His lively eyes dart about behind his spectacles and his voice is steady and expressive. "What is this talk of nabagraha or nine planets in Indian astrology?" the amiable looking-man asks the 100-plus gathering in the auditorium of Calcutta's Birla Planetarium. He continues without waiting for a response: "When the study of stars began 5,000 years ago, there were five known planets and the sun and the moon. Rahu, a neckless monster, was dreamt up to explain the solar eclipse. Likewise, Ketu, to explain the lunar eclipse."
Astronomer Amalendu Bandyopadhyay is politely but meticulously doing what he does best - taking apart the very foundation of Indian astrology. "If astrology really is a science, wouldn't it have taken note of the other three planets discovered later - Neptune, Uranus and Pluto? Isn't that what science does, take cognisance of every new fact discovered? Why then are astrologers ignoring these planets? They do not have an answer," the 89-year-old is insistent.
The occasion is the memorial lecture of Asok Bandopadhyaya, founder-editor of the rationalist magazine, Utsa Manush. Amalendu is a natural storyteller, with a penchant for the dramatic. He invests each incident he narrates with dialogue and emotion. He starts with Copernicus, the man who did not quite dare publish his seminal work - Heliocentric Universe - which claimed way back in the 16th century that the solar system is heliocentric (revolving around the sun) and not geocentric (revolving around the earth) as the Bible said.
Amalendu continues, "Giordano Bruno (16th century Italian friar and mathematician) was the only brave or foolhardy man who taught that the heliocentric model was the correct one. Then he did something worse; he dared to say we should look to the Bible for religious guidance, not lessons in astronomy. For this heresy, he was burnt to death in Rome - 30,000 people watched."
So many centuries later, the ranks of the astrology faithfuls have only swelled. Try keeping track of the number of TV channels dedicated to astro updates and assistance. Amalendu is a crusader of sorts. He has been travelling to remote corners of Bengal since the 1970s and giving talks in the hope that they will get through to people, ease their burden of superstition.
The effort continues. He has just returned from the Sunderbans where he addressed a bunch of school kids. He believes it is now more important than ever to fight the good fight for rationality.
When he retired from the Positional Astronomy Centre in 1988, he used his life's savings to buy three German slide projectors, a voltage stabliser, two portable screens and a four-inch telescope to make his talks more interesting.
Young astronomer Suman Dutta is working to take Amalendu's legacy forward. He travels to villages across Bengal and teaches children all about the stars. "Only by teaching them science can we rid society of superstition," he says. "And, believe me, the children are always curious to learn."

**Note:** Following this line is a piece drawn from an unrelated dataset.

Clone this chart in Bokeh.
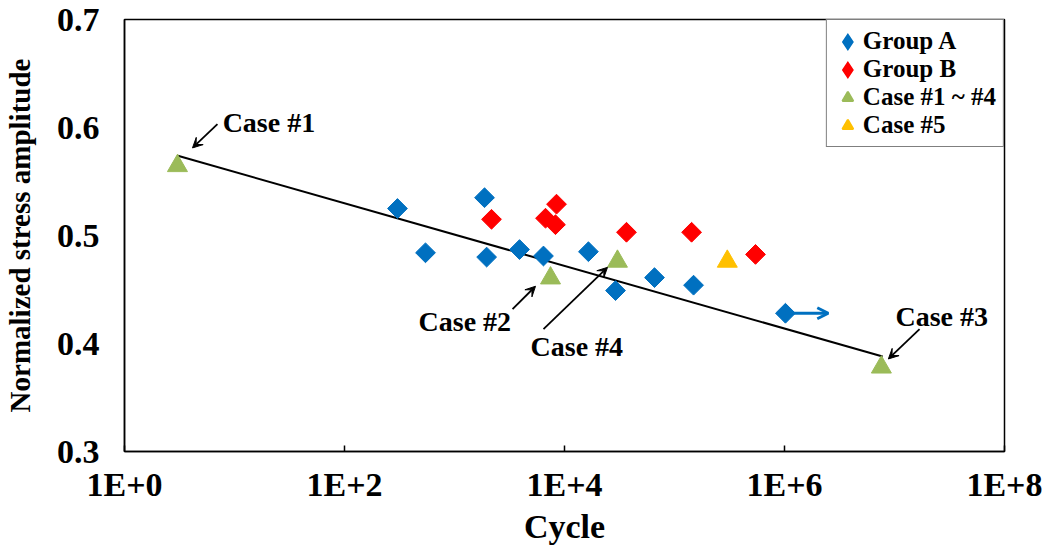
import numpy as np
from bokeh.plotting import figure
from bokeh.models import (ColumnDataSource, FixedTicker, Arrow, VeeHead, OpenHead,
                          Legend, LegendItem)
from bokeh.core.properties import value
from bokeh.embed import file_html
from bokeh.resources import INLINE

# ---- data ----
groupA_cycles = [303, 545, 1875, 1960, 3900, 6440, 16500, 29100, 65800, 149000, 1.02e6]
groupA_stress = [0.525, 0.484, 0.535, 0.480, 0.487, 0.481, 0.485, 0.449, 0.461, 0.454, 0.428]

groupB_cycles = [2170, 6720, 8460, 8280, 36600, 143000, 545000]
groupB_stress = [0.515, 0.516, 0.529, 0.510, 0.503, 0.503, 0.4825]

case14_cycles = [3.03, 7460, 30300, 7.6e6]
case14_stress = [0.5645, 0.4605, 0.476, 0.378]

case5_cycles = [302000]
case5_stress = [0.476]

fit_cycles = [3.0, 7.8e6]
fit_stress = [0.574, 0.388]

runout_from = [1.02e6, 0.428]
runout_to = [2.5e6, 0.428]

ann_labels = ["Case #1", "Case #2", "Case #4", "Case #3"]
ann_text_x = [7.8, 471, 4910, 1.02e7]
ann_text_y = [0.605, 0.4207, 0.3968, 0.4253]
ann_tail_x = [7.0, 3370, 6440, 1.69e7]
ann_tail_y = [0.6032, 0.4318, 0.4134, 0.4134]
ann_head_x = [4.15, 5450, 24600, 8.8e6]
ann_head_y = [0.5811, 0.453, 0.4705, 0.3857]

x_ticks = [1, 1e2, 1e4, 1e6, 1e8]
x_tick_labels = ["1E+0", "1E+2", "1E+4", "1E+6", "1E+8"]
y_ticks = [0.3, 0.4, 0.5, 0.6, 0.7]

FONT = "Liberation Serif"
BLUE, RED, GREEN, ORANGE = "#0070C0", "#FF0000", "#9BBB59", "#FFC000"

p = figure(width=1042, height=547, x_axis_type="log",
           x_range=(1, 1e8), y_range=(0.3, 0.7),
           output_backend="svg", toolbar_location=None,
           min_border_left=124, min_border_right=38,
           min_border_top=19, min_border_bottom=94)

p.grid.visible = False
p.outline_line_color = "black"
p.outline_line_width = 1.5
p.background_fill_color = "white"
p.border_fill_color = "white"

# axes
p.xaxis.ticker = FixedTicker(ticks=x_ticks, minor_ticks=[])
p.xaxis.major_label_overrides = {t: l for t, l in zip(x_ticks, x_tick_labels)}
p.yaxis.ticker = FixedTicker(ticks=y_ticks, minor_ticks=[])
p.yaxis.formatter.use_scientific = False
for ax in (p.xaxis[0], p.yaxis[0]):
    ax.axis_line_color = "black"
    ax.axis_line_width = 1.5
    ax.major_tick_out = 0
    ax.minor_tick_out = 0
    ax.minor_tick_in = 0
    ax.major_label_text_font = FONT
    ax.major_label_text_font_style = "bold"
    ax.major_label_text_color = "black"
    ax.axis_label_text_font = FONT
    ax.axis_label_text_font_style = "bold"
    ax.axis_label_text_color = "black"
p.xaxis.major_tick_in = 6
p.xaxis.major_tick_line_width = 1.5
p.yaxis.major_tick_in = 0
p.xaxis.major_label_text_font_size = "34px"
p.yaxis.major_label_text_font_size = "34px"
p.xaxis.major_label_standoff = 14
p.yaxis.major_label_standoff = 25
p.xaxis.axis_label = "Cycle"
p.yaxis.axis_label = "Normalized stress amplitude"
p.xaxis.axis_label_text_font_size = "34px"
p.yaxis.axis_label_text_font_size = "29px"
p.xaxis.axis_label_standoff = 2
p.yaxis.axis_label_standoff = 18

# fit line
p.line(fit_cycles, fit_stress, line_color="black", line_width=2)

# run-out arrow
p.add_layout(Arrow(end=OpenHead(size=11, line_color=BLUE, line_width=3),
                   x_start=runout_from[0], y_start=runout_from[1],
                   x_end=runout_to[0], y_end=runout_to[1],
                   line_color=BLUE, line_width=3))

# markers (rotated squares = diamonds)
p.scatter(groupA_cycles, groupA_stress, marker="square", angle=np.pi / 4,
          size=14, fill_color=BLUE, line_color=BLUE)
p.scatter(groupB_cycles, groupB_stress, marker="square", angle=np.pi / 4,
          size=14, fill_color=RED, line_color=RED)
p.scatter(case14_cycles, case14_stress, marker="triangle",
          size=20, fill_color=GREEN, line_color=GREEN)
p.scatter(case5_cycles, case5_stress, marker="triangle",
          size=20, fill_color=ORANGE, line_color=ORANGE)

# legend proxies: hidden renderers over the same data, drawn only as legend keys
lA = p.scatter(groupA_cycles, groupA_stress, marker="diamond", size=14,
               fill_color=BLUE, line_color=BLUE, line_width=4, line_join="miter", visible=False)
lB = p.scatter(groupB_cycles, groupB_stress, marker="diamond", size=14,
               fill_color=RED, line_color=RED, line_width=4, line_join="miter", visible=False)
lC = p.scatter(case14_cycles, case14_stress, marker="triangle", size=14,
               fill_color=GREEN, line_color=GREEN, line_width=2, visible=False)
lD = p.scatter(case5_cycles, case5_stress, marker="triangle", size=14,
               fill_color=ORANGE, line_color=ORANGE, line_width=2, visible=False)

# annotation arrows
ann_src = ColumnDataSource(dict(x0=ann_tail_x, y0=ann_tail_y, x1=ann_head_x, y1=ann_head_y))
p.add_layout(Arrow(end=VeeHead(size=10, fill_color="black", line_color="black"),
                   source=ann_src, x_start="x0", y_start="y0", x_end="x1", y_end="y1",
                   line_color="black", line_width=1.8))

# annotation texts
txt_src = ColumnDataSource(dict(x=ann_text_x, y=ann_text_y, t=ann_labels))
p.text(x="x", y="y", text="t", source=txt_src, text_font=value(FONT),
       text_font_style="bold", text_font_size="28px", text_color="black",
       text_align="left", text_baseline="middle")

legend = Legend(items=[
    LegendItem(label="Group A", renderers=[lA]),
    LegendItem(label="Group B", renderers=[lB]),
    LegendItem(label="Case #1 ~ #4", renderers=[lC]),
    LegendItem(label="Case #5", renderers=[lD]),
], location="top_right")
legend.margin = 0
legend.padding = 7
legend.spacing = 0
legend.label_height = 27
legend.glyph_height = 27
legend.glyph_width = 27
legend.label_standoff = 2
legend.inactive_fill_alpha = 0
legend.label_text_font = FONT
legend.label_text_font_style = "bold"
legend.label_text_font_size = "25px"
legend.label_text_color = "black"
legend.border_line_color = "black"
legend.border_line_width = 1.5
legend.background_fill_alpha = 1.0
p.add_layout(legend)

open("out.html", "w").write(file_html(p, INLINE))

Suman has just picked up a copy of Amalendu's book Jyotish Ki Aadou Vigyan (Is Astrology At All A Science)? We learn from him that this edition is out of print. In the book, Amalendu writes about the Bengali author, Bankim Chandra Chatterjee who had three daughters and a very strong belief in astrology. He consulted an astrologer before he married off each of his daughters, but all three were widowed within a year of their respective marriages. The book includes a letter Bankim wrote to his nephew thereafter, urging him not to put any faith in astrologers.
A movement against astrology, however small, is not without its dangers. Amalendu recalls the time his first piece on the subject was published in a newspaper in the early 1990s. "I had to go to Delhi soon after for work. When I returned, I found my sons and wife worried. They had been receiving anonymous phone calls and death threats." The intrepid astronomer had to finally go to the police. The threats stopped after a senior cop spoke sternly to the astrologers' organisation and the association of jewellers who sold gemstones.
Not much has changed. One of the organisers of this talk, Shyamal Bhadra, says they too received a lot of calls demanding that astrologers be allowed to present their case at the talk. The lecture went off fine in the end, but for every such initiative the risk remains.
Astronomer Bipash Dasgupta draws attention to Amalendu's other great contribution - the Indian Astronomical Ephemeris. The Ephemeris is a record of the movements of planets and stars used by observational astronomers and others such as almanac makers. As the first director of the Positional Astronomical Centre, Amalendu had a hand in its birth. "You know what the saddest thing is," asks Bipash. "These days, the Ephemeris is used mostly by astrologers."